### Do this
Exactly reproduce the lines of the listing below from the one containing "Rebuild this chart as a Python" through the one containing "from matplotlib.lines import Line2D". Skip the images.

— START OF Data records —

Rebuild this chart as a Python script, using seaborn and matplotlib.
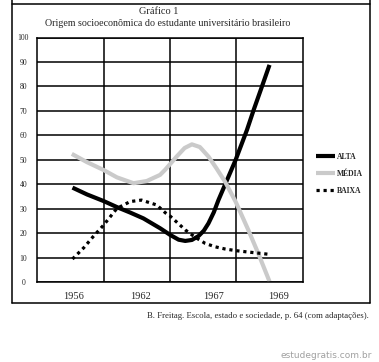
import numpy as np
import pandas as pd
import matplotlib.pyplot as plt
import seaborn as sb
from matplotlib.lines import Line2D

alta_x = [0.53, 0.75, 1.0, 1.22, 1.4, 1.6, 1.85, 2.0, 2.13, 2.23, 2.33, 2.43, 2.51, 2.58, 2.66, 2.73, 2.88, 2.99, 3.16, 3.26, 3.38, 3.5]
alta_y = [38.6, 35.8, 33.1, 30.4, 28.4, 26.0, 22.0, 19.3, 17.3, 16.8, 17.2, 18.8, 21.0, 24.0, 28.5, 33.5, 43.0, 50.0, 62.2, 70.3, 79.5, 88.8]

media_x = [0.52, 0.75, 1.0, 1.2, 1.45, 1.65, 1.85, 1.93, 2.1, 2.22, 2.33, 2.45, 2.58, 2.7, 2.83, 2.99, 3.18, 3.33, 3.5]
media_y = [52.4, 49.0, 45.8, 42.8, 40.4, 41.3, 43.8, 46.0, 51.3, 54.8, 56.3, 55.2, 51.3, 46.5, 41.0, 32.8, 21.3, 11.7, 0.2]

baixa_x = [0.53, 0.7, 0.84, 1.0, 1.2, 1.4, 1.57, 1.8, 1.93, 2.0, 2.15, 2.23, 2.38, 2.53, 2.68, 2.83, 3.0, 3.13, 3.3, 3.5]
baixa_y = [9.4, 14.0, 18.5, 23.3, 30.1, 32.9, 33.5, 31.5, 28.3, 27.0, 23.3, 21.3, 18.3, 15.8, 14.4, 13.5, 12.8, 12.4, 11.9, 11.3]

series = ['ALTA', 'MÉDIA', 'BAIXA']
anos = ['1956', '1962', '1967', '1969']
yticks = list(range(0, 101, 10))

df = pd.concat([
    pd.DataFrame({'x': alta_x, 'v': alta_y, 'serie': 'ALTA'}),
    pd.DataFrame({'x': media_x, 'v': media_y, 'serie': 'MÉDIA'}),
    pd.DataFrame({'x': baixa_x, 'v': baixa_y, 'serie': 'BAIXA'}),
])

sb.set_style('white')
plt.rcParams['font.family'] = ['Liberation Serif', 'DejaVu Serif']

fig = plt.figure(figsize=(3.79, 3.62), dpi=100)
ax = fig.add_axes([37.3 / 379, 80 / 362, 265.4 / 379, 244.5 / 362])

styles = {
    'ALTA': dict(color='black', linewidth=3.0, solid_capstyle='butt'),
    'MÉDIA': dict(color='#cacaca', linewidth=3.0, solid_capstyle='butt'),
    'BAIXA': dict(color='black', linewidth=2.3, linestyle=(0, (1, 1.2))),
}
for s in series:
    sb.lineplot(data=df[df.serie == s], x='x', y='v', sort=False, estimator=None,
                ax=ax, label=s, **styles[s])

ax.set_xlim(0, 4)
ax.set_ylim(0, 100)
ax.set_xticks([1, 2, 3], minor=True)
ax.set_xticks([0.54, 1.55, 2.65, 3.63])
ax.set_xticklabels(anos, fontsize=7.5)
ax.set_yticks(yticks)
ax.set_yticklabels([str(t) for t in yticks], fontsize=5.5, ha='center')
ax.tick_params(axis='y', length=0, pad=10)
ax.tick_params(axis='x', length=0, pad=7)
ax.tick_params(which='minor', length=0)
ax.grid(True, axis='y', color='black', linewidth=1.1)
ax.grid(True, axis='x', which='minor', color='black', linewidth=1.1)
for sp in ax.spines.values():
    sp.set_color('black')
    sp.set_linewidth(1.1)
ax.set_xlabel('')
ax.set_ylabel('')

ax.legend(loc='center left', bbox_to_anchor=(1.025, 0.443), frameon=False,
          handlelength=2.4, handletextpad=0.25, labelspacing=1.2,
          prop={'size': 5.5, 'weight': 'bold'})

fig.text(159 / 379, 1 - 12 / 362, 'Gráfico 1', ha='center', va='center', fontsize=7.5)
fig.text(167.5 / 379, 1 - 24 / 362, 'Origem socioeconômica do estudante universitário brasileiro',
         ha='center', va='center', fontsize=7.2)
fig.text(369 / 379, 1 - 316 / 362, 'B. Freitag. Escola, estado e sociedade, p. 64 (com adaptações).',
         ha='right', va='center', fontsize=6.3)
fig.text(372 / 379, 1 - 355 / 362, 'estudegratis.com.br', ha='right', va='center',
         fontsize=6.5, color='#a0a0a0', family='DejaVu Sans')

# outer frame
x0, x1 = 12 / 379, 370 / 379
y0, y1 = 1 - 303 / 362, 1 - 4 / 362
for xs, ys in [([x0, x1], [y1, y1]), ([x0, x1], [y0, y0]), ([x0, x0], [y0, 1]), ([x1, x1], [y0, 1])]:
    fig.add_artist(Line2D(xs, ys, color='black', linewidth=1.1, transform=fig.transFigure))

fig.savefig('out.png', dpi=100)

— END OF Data records —
— START OF Data records —

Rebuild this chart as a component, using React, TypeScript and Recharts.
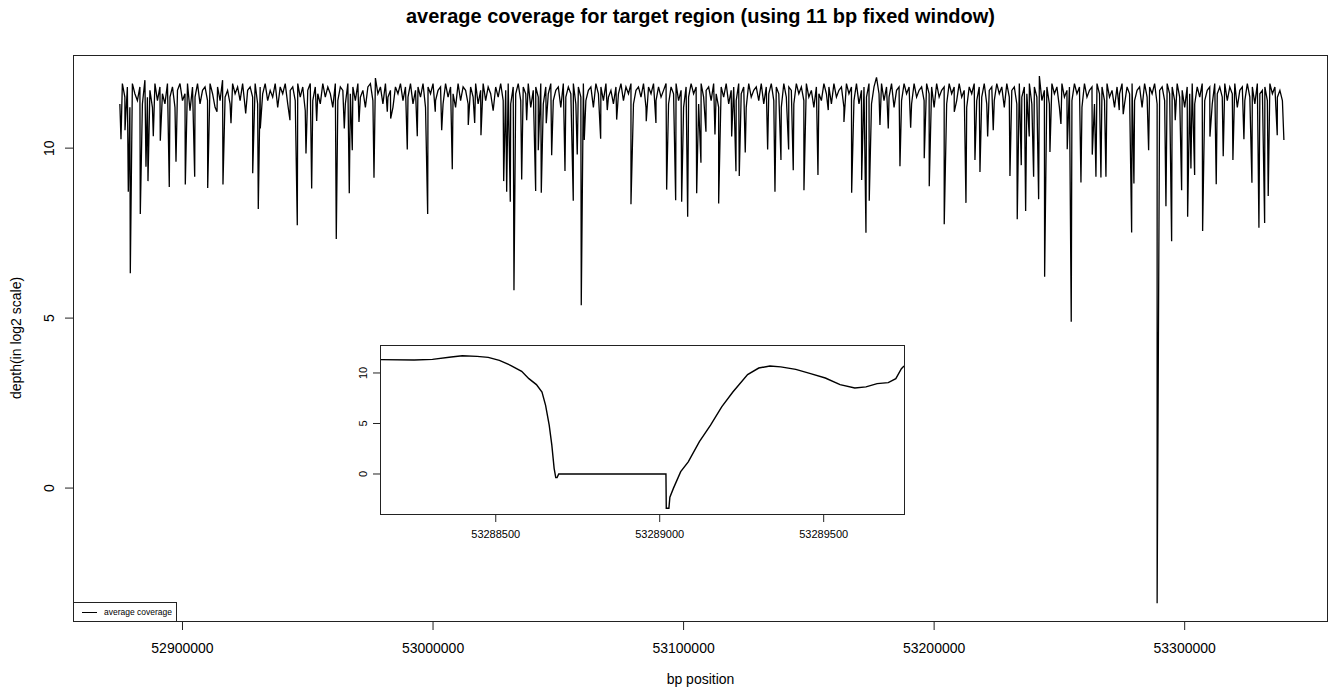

— END OF Data records —
— START OF Data records —

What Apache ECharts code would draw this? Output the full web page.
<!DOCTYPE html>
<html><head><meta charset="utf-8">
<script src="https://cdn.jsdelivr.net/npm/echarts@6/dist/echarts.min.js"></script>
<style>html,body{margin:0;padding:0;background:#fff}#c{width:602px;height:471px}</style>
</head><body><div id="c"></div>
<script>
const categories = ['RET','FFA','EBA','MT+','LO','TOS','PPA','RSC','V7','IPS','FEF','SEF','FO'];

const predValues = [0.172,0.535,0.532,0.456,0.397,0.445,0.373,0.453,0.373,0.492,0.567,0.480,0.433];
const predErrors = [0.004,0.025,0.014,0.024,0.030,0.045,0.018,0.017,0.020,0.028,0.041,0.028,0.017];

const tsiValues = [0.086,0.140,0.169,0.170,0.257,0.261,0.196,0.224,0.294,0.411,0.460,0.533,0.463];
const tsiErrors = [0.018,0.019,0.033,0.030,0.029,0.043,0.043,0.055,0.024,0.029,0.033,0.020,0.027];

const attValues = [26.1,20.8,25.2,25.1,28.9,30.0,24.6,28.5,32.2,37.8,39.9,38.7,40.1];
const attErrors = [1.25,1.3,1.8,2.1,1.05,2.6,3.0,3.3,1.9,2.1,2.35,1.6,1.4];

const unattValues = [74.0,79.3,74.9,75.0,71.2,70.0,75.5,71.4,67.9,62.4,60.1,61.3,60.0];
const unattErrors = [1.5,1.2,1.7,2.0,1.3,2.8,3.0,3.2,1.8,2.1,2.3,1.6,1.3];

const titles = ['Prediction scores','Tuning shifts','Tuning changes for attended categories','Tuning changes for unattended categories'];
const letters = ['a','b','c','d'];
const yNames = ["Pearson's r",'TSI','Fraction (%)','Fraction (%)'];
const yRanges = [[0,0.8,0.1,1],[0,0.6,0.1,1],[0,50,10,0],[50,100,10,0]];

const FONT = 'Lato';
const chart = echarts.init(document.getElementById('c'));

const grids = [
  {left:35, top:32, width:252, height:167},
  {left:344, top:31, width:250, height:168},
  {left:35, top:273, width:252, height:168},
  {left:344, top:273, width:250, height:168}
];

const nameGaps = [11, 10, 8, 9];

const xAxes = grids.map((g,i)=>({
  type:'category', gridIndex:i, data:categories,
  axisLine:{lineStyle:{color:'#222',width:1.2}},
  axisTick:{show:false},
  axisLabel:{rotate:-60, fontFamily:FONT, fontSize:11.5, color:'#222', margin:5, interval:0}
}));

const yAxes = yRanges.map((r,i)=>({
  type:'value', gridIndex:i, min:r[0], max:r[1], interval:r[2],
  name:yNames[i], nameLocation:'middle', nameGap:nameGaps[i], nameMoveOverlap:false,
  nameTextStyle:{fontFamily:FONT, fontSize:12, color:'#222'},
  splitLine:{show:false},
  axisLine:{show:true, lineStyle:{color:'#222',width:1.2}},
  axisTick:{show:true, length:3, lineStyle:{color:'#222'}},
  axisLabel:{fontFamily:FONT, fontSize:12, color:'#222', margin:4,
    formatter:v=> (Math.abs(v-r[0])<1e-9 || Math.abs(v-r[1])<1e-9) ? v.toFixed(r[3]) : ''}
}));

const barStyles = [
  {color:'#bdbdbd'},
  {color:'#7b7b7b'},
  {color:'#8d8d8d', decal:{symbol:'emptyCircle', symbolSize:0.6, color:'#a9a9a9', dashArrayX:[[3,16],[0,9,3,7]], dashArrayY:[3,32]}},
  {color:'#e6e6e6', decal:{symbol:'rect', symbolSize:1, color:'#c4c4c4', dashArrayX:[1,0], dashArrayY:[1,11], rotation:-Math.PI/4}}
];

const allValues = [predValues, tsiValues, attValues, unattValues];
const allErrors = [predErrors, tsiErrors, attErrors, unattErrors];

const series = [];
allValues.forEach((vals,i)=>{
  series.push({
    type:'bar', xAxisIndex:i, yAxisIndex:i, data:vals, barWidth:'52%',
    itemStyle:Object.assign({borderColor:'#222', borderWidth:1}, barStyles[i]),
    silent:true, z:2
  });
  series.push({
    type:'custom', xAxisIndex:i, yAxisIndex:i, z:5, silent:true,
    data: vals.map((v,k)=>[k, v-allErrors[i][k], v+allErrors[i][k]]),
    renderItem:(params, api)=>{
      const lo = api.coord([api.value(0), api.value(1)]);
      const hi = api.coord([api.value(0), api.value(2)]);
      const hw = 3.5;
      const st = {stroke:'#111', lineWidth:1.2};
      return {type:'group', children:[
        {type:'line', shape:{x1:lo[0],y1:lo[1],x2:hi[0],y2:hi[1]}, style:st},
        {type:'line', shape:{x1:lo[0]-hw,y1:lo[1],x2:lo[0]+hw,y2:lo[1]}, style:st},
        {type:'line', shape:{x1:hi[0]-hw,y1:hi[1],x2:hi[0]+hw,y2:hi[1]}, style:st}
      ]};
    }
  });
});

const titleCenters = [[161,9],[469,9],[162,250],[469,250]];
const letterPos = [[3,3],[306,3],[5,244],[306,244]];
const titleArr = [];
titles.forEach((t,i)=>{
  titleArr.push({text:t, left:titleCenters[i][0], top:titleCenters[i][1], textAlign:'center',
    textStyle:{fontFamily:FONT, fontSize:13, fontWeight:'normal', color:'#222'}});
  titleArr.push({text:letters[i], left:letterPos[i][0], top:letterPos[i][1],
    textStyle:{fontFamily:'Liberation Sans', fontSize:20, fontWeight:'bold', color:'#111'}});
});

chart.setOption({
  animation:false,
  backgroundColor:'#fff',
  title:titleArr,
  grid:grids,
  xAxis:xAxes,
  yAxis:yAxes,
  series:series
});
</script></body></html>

— END OF Data records —

### Exercise solution
Rebuild this chart as a Python script, using seaborn and matplotlib.
import numpy as np
import pandas as pd
import matplotlib.pyplot as plt
import seaborn as sb
from matplotlib.lines import Line2D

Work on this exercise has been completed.